A Life of Galileo by Bertolt Brecht

Cambridge Arts Theatre until Saturday, April 5.

YES, the earth moves. It’s such a pity that this play doesn’t.

This translation is dull. In two and a half hours of tedium, I noted one memorable line and one touch of wit. It’s a very long evening.

Galileo has made a discovery that really did shake the world. The earth moves round the sun and not the other way round. So our planet is not the centre of the universe. The church hierarchy is alarmed that the people, being told God has more than just one world to look at, might think he wasn’t paying them as much attention as Christianity says.

No wonder they must silence him. What a great theme for a drama. Brecht, who left Germany at the rise of the Nazis in 1933 only in the 1950s to find himself in Joseph McCarthy’s America, blacklisted by the studios and summoned to face the House UnAmerican Activities Committee, understood censorship and persecution. Yet this production has no threat or menace.

With a set that looks like a child’s bedroom from the 1980s – all red ladders and a backdrop of blue check fabric, it’s like the inquisition set in a branch of Habitat. The worst torture is the mannered acting, all the climbing up and down ladders with the actors then being wheeled about – the sudden reaching for microphones for announcements and a clichéd song and dance number that simple makes the daft thing longer. It has all the subtlety of 1970s agitprop.

Brecht was witty. In a 1953 poem about the East German Government he talks about the people having been said to have lost the confidence of the government. Would it not be easier, in that case, he says “for the Government to dissolve the people and elect another?”

There is no such irony in this translation. In the best loved dramas, there is internal debate. You think (for example) this time Macbeth won’t kill the king, he’s going to reason himself out of it. There is nothing like that here. The production moves, at a snail’s pace, along a straight and predictable line. It’s such a waste.

It’s difficult to care about any of the characters. Few have any depth. That said, amid the mess, you do believe that Ian McDiarmid’s excitable Galileo (more Dr Who than martyr – you can’t blame him for going over the top when the script keeps telling him to calm down) is a mathematician, you do believe he understands science and there is a very human portrait of a broken man at the end.
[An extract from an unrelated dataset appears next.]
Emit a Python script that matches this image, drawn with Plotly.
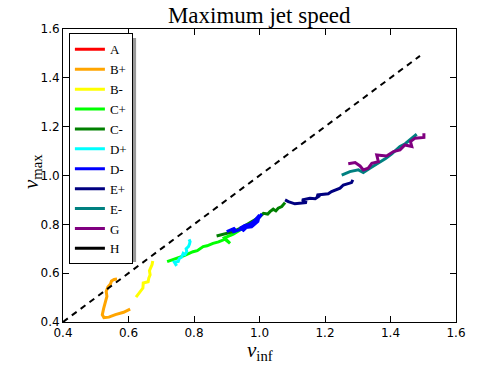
import plotly.graph_objects as go

# series values (v_inf, v_max)
labels = ["A", "B+", "B-", "C+", "C-", "D+", "D-", "E+", "E-", "G", "H"]
colors = ["red", "orange", "yellow", "lime", "green", "cyan", "blue",
          "navy", "teal", "purple", "black"]

# A and H have no visible points in the reference
a_x, a_y = [None], [None]
bp_x = [0.605, 0.585, 0.560, 0.540, 0.525, 0.520, 0.524, 0.528, 0.534, 0.532, 0.537, 0.545, 0.548, 0.556, 0.565]
bp_y = [0.453, 0.440, 0.430, 0.420, 0.418, 0.430, 0.455, 0.478, 0.505, 0.525, 0.543, 0.556, 0.568, 0.574, 0.576]
bm_x = [0.623, 0.632, 0.644, 0.645, 0.652, 0.660, 0.662, 0.666, 0.664, 0.668, 0.672, 0.674]
bm_y = [0.502, 0.518, 0.539, 0.560, 0.563, 0.565, 0.580, 0.593, 0.610, 0.620, 0.635, 0.650]
cp_x = [0.718, 0.735, 0.757, 0.770, 0.797, 0.810, 0.828, 0.840, 0.858, 0.875, 0.895, 0.910, 0.893, 0.920, 0.945, 0.965, 0.980]
cp_y = [0.647, 0.655, 0.666, 0.672, 0.688, 0.692, 0.709, 0.712, 0.722, 0.728, 0.739, 0.722, 0.745, 0.760, 0.780, 0.795, 0.810]
cm_x = [0.869, 0.885, 0.905, 0.920, 0.950, 0.980, 1.000, 1.012, 1.025, 1.032, 1.042, 1.050, 1.057, 1.068, 1.078]
cm_y = [0.752, 0.758, 0.764, 0.770, 0.790, 0.815, 0.830, 0.845, 0.842, 0.852, 0.862, 0.855, 0.866, 0.873, 0.889]
dp_x = [0.747, 0.740, 0.752, 0.755, 0.762, 0.767, 0.772, 0.778, 0.776, 0.783, 0.786, 0.788, 0.785]
dp_y = [0.630, 0.645, 0.648, 0.660, 0.665, 0.681, 0.676, 0.688, 0.700, 0.709, 0.718, 0.729, 0.738]
dm_x = [0.900, 0.910, 0.925, 0.918, 0.940, 0.955, 0.948, 0.970, 0.985, 1.000, 0.995, 0.976, 0.960, 0.940, 0.955, 0.975, 0.990, 1.007]
dm_y = [0.770, 0.777, 0.785, 0.768, 0.778, 0.790, 0.772, 0.800, 0.815, 0.838, 0.812, 0.790, 0.788, 0.784, 0.795, 0.800, 0.810, 0.843]
ep_x = [1.078, 1.088, 1.108, 1.130, 1.144, 1.130, 1.154, 1.170, 1.180, 1.175, 1.210, 1.220, 1.246, 1.256, 1.281, 1.285]
ep_y = [0.900, 0.893, 0.884, 0.886, 0.889, 0.900, 0.907, 0.905, 0.914, 0.920, 0.925, 0.934, 0.948, 0.961, 0.971, 0.982]
em_x = [1.251, 1.265, 1.276, 1.302, 1.317, 1.337, 1.350, 1.368, 1.385, 1.404, 1.418, 1.429, 1.445, 1.460, 1.480]
em_y = [1.002, 1.010, 1.016, 1.023, 1.012, 1.030, 1.040, 1.057, 1.070, 1.089, 1.105, 1.119, 1.130, 1.148, 1.169]
g_x = [1.271, 1.292, 1.307, 1.317, 1.332, 1.343, 1.363, 1.358, 1.388, 1.409, 1.429, 1.444, 1.465, 1.461, 1.475, 1.502, 1.502]
g_y = [1.048, 1.053, 1.039, 1.023, 1.030, 1.050, 1.057, 1.084, 1.080, 1.098, 1.105, 1.125, 1.119, 1.139, 1.153, 1.156, 1.173]
h_x, h_y = [None], [None]

xs = [a_x, bp_x, bm_x, cp_x, cm_x, dp_x, dm_x, ep_x, em_x, g_x, h_x]
ys = [a_y, bp_y, bm_y, cp_y, cm_y, dp_y, dm_y, ep_y, em_y, g_y, h_y]

diag = [0.4, 1.49]
ticks = [0.4, 0.6, 0.8, 1.0, 1.2, 1.4, 1.6]

fig = go.Figure()
for name, col, x, y in zip(labels, colors, xs, ys):
    fig.add_trace(go.Scatter(x=x, y=y, mode="lines", name=name,
                             line=dict(color=col, width=3)))

fig.add_trace(go.Scatter(x=diag, y=diag, mode="lines", showlegend=False,
                         line=dict(color="black", width=2, dash="6px,5px")))

# legend drop shadow
fig.add_shape(type="rect", xref="paper", yref="paper",
              x0=0.023, x1=0.186, y0=0.205, y1=0.969,
              fillcolor="#999999", line_width=0, layer="below")

axis = dict(range=[0.4, 1.6], tickvals=ticks, ticktext=[f"{t:.1f}" for t in ticks],
            ticks="inside", ticklen=6, tickcolor="black", mirror="ticks",
            showline=True, linecolor="black", linewidth=1, showgrid=False,
            zeroline=False, automargin=False,
            tickfont=dict(family="DejaVu Sans", size=12, color="black"))

serif = "Liberation Serif"

fig.update_layout(
    width=491, height=368,
    margin=dict(l=63, r=35, t=29, b=46),
    paper_bgcolor="white", plot_bgcolor="white",
    title=dict(text="Maximum jet speed", x=0.528, xanchor="center", y=0.96, yanchor="middle",
               font=dict(family=serif, size=23, color="black")),
    xaxis=axis,
    yaxis=axis,
    legend=dict(x=0.015, y=0.985, xanchor="left", yanchor="top",
                bgcolor="white", bordercolor="black", borderwidth=1,
                font=dict(family=serif, size=13, color="black"),
                tracegroupgap=0, itemwidth=30),
    showlegend=True,
)

# axis titles
fig.add_annotation(text="<i>v</i><sub>inf</sub>", xref="paper", yref="paper",
                   x=0.5, y=-0.1, xanchor="center", yanchor="middle", showarrow=False,
                   font=dict(family=serif, size=21, color="black"))
fig.add_annotation(text="<i>v</i><sub>max</sub>", xref="paper", yref="paper",
                   x=-0.079, y=0.515, xanchor="center", yanchor="middle", showarrow=False,
                   textangle=-90, font=dict(family=serif, size=21, color="black"))

fig.write_html("out.html", config={"displayModeBar": False},
               post_script="document.body.style.margin='0';")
Patrick Romer gives a natural and fluid performance as the Cardinal Inquisitor. Chris Lew Kum Hoi brings lightness as the prince Cosimo de Medici and engaging arguments as Little Monk. However many of the other performances are self-conscious, possibly because, like the costumes, they are expected to straddle five centuries so it is difficult to find out who they are.

I thought the actors deserved better. Certainly, the audience did.